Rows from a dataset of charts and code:
'''
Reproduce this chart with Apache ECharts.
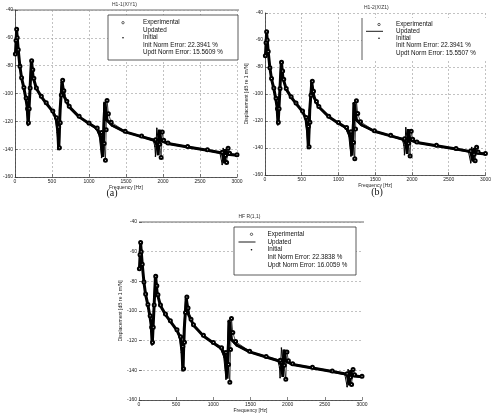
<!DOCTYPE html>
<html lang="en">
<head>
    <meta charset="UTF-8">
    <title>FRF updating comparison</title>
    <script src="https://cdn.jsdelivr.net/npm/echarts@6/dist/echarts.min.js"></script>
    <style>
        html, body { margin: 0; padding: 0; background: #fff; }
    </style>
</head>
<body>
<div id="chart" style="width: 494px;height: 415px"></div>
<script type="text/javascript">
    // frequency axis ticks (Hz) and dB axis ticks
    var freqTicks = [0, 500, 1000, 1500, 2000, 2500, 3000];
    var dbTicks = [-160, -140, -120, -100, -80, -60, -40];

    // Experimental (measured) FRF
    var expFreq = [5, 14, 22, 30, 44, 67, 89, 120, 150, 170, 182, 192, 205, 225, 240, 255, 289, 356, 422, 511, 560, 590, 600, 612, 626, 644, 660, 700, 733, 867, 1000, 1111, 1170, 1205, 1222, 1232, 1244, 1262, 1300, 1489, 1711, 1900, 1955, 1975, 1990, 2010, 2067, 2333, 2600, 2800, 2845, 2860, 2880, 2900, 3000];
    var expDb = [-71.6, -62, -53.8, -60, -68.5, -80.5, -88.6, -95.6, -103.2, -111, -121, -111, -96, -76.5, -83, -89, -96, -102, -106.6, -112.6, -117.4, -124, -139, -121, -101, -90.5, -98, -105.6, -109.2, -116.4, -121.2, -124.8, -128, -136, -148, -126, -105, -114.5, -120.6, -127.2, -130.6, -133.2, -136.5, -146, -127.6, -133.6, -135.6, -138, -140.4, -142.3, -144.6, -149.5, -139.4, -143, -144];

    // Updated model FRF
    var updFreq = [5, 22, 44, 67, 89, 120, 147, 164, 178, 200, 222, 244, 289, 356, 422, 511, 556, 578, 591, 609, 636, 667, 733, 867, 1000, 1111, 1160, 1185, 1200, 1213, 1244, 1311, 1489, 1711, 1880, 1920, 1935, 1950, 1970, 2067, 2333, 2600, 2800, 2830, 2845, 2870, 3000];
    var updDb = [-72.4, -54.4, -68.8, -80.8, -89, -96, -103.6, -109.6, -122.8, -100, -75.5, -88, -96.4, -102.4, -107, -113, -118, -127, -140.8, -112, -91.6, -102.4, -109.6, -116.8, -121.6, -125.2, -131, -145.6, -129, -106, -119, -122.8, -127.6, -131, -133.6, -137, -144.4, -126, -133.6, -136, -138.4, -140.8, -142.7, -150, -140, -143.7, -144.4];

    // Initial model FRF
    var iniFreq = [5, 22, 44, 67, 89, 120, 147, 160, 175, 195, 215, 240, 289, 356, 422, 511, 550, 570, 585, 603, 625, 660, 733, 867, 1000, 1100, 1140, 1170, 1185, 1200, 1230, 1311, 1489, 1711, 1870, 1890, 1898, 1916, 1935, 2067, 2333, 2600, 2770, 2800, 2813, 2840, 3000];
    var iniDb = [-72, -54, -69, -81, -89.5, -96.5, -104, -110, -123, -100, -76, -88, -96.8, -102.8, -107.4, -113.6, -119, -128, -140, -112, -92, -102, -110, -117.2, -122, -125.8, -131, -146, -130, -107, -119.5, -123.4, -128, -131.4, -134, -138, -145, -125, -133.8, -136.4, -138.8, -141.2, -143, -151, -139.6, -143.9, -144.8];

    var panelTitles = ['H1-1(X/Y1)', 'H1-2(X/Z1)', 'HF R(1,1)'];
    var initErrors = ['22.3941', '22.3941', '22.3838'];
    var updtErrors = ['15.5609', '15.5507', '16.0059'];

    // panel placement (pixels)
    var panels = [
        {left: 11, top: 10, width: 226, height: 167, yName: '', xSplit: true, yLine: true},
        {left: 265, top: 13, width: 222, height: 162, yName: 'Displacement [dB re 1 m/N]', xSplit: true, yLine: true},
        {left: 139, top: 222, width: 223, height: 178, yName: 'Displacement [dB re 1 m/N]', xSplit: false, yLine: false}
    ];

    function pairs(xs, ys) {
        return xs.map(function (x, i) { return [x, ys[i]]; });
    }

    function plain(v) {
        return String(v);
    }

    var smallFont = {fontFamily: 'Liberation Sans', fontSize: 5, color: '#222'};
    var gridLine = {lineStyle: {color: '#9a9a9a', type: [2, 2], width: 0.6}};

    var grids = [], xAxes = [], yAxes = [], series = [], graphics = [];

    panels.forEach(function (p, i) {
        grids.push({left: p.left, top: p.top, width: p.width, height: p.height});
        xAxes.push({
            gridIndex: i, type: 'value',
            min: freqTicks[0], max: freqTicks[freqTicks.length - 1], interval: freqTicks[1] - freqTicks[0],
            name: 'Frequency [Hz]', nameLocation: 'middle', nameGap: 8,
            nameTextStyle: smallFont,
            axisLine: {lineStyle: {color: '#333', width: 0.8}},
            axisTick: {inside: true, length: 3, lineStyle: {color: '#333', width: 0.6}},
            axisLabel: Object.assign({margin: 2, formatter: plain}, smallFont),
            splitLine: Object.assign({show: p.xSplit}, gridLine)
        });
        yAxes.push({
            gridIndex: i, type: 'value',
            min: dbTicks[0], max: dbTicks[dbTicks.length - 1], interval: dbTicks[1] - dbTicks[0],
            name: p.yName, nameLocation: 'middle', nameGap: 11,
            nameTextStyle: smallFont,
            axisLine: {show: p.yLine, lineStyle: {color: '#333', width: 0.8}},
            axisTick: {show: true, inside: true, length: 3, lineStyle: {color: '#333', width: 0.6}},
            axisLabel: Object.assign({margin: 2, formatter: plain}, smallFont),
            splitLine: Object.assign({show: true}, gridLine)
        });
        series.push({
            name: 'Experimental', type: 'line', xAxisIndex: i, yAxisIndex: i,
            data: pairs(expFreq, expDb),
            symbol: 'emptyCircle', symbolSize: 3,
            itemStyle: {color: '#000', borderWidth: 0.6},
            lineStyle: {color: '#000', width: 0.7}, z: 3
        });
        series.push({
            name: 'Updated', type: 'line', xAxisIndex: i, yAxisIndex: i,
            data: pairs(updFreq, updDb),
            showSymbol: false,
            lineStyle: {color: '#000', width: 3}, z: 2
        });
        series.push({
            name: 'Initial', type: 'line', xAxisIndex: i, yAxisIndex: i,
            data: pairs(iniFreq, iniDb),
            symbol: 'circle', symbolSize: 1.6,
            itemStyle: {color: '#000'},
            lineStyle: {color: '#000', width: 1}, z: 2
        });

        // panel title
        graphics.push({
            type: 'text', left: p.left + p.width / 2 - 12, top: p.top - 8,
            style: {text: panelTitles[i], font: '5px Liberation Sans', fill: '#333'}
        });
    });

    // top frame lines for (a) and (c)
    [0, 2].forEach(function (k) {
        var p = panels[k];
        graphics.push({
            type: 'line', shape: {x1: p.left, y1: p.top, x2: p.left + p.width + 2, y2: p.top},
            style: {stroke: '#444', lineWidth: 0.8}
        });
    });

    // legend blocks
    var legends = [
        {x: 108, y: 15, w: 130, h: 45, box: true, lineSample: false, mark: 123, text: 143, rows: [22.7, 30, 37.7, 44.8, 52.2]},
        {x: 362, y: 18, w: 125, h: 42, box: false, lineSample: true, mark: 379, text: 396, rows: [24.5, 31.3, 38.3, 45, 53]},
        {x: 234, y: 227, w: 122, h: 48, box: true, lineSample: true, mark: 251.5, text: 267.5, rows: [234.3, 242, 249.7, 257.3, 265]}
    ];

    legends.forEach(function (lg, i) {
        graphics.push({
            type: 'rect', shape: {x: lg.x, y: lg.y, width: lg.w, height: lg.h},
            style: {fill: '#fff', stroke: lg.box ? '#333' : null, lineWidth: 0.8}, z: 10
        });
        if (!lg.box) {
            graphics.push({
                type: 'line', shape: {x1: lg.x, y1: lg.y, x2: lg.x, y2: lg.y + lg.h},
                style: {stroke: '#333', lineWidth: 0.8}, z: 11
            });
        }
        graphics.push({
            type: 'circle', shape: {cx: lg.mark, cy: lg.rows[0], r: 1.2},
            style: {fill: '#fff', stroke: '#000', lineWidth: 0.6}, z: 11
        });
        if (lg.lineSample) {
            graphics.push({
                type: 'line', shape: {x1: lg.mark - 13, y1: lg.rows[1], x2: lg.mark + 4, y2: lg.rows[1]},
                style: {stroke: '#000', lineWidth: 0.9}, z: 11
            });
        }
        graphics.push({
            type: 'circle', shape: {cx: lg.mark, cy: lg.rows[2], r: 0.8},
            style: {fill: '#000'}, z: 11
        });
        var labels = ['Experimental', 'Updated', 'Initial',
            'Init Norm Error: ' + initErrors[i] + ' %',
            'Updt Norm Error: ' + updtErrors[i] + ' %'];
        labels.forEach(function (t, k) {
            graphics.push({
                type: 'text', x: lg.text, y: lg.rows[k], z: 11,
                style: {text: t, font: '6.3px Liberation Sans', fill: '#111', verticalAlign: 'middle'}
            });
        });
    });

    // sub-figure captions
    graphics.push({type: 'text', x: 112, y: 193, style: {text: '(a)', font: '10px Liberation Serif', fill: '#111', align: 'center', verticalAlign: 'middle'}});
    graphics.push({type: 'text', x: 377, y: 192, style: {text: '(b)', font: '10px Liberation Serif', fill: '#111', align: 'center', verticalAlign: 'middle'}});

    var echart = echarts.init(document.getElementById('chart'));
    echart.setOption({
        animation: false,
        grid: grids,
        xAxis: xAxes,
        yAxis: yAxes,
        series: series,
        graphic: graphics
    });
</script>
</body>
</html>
'''
'''
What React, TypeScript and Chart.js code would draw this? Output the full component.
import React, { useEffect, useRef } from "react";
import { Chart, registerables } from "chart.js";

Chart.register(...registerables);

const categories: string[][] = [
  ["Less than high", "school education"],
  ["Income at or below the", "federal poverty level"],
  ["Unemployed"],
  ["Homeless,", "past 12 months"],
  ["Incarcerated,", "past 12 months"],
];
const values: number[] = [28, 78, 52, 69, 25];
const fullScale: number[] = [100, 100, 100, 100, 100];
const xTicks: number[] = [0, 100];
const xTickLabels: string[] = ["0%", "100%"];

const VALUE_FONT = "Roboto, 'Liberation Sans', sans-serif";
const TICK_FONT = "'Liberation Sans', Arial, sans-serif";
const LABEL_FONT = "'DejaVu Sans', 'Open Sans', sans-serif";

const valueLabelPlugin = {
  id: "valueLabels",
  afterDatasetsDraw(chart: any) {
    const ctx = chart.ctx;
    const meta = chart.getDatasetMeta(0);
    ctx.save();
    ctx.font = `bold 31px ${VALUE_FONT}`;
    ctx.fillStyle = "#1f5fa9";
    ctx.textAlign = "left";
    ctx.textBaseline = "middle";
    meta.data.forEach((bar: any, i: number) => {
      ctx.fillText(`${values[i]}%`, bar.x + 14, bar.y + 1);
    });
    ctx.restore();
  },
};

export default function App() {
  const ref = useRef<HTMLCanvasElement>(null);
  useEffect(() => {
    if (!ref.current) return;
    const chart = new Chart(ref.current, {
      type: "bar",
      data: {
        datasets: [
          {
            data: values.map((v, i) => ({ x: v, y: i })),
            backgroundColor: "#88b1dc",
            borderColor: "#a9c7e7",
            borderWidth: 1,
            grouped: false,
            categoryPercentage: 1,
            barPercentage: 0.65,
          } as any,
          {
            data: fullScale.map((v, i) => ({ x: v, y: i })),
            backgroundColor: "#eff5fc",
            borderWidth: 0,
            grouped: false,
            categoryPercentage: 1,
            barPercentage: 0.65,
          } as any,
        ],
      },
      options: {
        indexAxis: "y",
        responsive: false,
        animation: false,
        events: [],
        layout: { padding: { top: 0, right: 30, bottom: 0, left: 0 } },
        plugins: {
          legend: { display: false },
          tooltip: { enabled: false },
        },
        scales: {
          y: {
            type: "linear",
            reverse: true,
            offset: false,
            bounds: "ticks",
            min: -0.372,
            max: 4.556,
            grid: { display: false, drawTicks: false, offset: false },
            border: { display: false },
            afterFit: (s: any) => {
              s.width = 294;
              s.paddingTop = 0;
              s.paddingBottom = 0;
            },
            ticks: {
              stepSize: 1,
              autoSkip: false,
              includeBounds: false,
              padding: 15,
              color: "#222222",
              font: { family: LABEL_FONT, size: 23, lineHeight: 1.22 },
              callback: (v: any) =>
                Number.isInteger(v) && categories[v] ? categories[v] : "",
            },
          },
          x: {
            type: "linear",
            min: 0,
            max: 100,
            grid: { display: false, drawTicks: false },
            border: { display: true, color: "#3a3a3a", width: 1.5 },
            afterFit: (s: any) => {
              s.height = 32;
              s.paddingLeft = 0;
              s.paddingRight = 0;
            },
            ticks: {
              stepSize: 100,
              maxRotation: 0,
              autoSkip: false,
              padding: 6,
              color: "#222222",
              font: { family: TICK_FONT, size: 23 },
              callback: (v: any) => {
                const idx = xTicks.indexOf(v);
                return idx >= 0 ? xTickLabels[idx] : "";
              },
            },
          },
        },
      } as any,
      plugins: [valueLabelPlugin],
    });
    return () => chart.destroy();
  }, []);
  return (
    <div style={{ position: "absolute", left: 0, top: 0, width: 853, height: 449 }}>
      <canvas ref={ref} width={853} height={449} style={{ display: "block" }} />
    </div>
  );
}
'''
'''
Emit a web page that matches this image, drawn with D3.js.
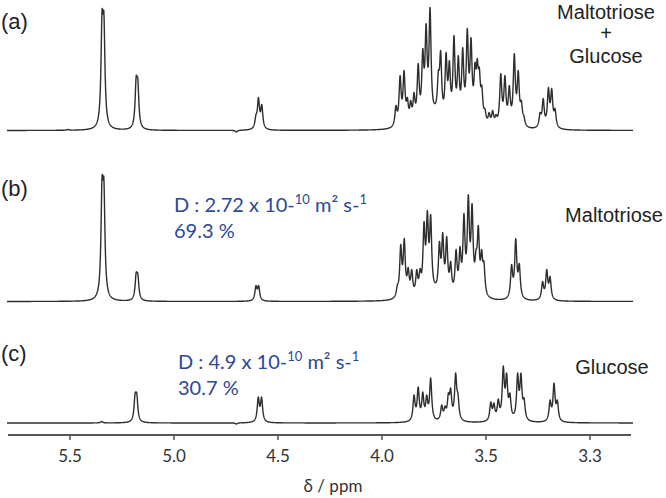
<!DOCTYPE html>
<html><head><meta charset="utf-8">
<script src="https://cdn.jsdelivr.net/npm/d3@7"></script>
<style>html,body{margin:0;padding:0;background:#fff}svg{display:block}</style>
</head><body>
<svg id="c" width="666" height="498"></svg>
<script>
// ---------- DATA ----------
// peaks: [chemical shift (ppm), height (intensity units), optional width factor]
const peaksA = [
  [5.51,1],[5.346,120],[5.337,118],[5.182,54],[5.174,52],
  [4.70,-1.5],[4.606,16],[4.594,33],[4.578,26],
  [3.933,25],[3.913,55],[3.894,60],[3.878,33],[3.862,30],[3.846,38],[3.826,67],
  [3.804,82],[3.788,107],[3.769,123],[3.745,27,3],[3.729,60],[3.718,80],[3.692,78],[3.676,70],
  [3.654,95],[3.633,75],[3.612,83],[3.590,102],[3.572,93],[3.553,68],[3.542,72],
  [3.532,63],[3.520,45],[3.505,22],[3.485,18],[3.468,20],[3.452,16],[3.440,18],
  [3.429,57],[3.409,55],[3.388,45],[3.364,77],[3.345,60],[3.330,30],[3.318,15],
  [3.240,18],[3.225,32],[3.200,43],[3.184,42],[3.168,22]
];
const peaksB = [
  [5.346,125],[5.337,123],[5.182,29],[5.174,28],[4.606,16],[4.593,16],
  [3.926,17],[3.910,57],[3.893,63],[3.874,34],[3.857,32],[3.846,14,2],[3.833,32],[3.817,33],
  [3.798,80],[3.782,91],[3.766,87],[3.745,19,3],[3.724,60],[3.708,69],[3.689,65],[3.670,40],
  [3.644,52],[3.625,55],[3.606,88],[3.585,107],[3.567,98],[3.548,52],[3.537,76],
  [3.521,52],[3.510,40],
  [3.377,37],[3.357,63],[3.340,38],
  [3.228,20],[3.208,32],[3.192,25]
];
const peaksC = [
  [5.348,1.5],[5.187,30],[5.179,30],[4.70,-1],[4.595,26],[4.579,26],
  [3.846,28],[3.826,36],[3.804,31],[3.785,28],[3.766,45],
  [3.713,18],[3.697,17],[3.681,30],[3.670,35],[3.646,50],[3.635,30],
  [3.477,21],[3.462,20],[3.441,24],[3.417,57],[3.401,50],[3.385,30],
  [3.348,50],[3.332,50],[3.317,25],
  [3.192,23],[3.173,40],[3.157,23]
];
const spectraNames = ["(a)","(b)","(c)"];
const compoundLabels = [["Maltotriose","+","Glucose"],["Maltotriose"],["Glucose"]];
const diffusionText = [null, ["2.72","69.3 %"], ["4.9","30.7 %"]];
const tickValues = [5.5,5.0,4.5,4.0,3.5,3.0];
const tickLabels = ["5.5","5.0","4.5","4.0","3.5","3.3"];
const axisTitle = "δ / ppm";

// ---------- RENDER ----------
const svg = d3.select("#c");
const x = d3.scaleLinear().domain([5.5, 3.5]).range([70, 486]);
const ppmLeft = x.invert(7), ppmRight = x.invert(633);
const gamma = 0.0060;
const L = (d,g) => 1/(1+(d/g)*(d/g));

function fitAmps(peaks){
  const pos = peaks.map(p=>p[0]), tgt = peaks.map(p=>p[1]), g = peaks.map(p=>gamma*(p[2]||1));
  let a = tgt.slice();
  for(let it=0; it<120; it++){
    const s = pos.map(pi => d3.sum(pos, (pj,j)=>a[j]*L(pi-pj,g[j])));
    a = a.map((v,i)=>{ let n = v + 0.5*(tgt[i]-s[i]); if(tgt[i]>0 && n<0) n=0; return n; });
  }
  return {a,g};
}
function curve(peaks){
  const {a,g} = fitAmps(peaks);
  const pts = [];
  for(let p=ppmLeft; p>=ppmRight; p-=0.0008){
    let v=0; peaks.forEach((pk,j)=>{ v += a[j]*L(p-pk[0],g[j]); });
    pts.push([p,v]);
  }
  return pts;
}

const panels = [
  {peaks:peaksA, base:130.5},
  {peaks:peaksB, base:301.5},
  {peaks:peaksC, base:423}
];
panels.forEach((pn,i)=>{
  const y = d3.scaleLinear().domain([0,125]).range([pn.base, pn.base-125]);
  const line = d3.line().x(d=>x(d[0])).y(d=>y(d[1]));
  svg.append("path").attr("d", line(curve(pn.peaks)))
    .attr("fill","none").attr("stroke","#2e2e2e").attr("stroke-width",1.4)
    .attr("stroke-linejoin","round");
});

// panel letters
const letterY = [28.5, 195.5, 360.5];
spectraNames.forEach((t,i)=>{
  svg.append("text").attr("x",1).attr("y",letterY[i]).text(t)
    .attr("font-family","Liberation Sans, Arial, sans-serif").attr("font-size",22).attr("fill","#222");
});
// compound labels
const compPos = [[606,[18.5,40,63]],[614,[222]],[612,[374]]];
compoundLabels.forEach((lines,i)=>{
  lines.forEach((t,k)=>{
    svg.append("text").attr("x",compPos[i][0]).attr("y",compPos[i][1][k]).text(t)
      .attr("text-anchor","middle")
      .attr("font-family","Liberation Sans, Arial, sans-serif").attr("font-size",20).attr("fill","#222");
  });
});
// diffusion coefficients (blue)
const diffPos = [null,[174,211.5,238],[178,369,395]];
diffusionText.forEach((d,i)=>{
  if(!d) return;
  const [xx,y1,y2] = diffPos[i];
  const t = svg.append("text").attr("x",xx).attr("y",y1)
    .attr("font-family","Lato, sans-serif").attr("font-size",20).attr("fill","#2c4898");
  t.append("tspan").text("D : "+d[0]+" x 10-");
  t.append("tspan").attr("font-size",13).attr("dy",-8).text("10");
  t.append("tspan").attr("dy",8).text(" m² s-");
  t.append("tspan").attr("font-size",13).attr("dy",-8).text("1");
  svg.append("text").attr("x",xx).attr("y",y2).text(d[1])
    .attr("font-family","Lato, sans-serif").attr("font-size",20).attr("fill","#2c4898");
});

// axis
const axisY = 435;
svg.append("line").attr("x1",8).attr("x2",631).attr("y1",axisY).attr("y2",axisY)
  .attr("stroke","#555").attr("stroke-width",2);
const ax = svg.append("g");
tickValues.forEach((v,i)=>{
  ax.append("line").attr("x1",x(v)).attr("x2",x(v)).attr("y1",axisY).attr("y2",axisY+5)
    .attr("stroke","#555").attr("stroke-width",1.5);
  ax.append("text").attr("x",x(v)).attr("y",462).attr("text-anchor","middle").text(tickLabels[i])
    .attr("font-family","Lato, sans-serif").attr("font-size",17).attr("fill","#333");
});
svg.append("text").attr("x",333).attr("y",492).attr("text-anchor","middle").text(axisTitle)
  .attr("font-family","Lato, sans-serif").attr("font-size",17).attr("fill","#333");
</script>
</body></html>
'''
■ Task description ■
Begin at the line that has "What React, TypeScript", stop after the line that has "const xTickLabels: string[]", and repeat exactly those lines, nothing more.

■ Complete output ■
What React, TypeScript and Chart.js code would draw this? Output the full component.
import React, { useEffect, useRef } from "react";
import { Chart, registerables } from "chart.js";

Chart.register(...registerables);

const categories: string[][] = [
  ["Less than high", "school education"],
  ["Income at or below the", "federal poverty level"],
  ["Unemployed"],
  ["Homeless,", "past 12 months"],
  ["Incarcerated,", "past 12 months"],
];
const values: number[] = [28, 78, 52, 69, 25];
const fullScale: number[] = [100, 100, 100, 100, 100];
const xTicks: number[] = [0, 100];
const xTickLabels: string[] = ["0%", "100%"];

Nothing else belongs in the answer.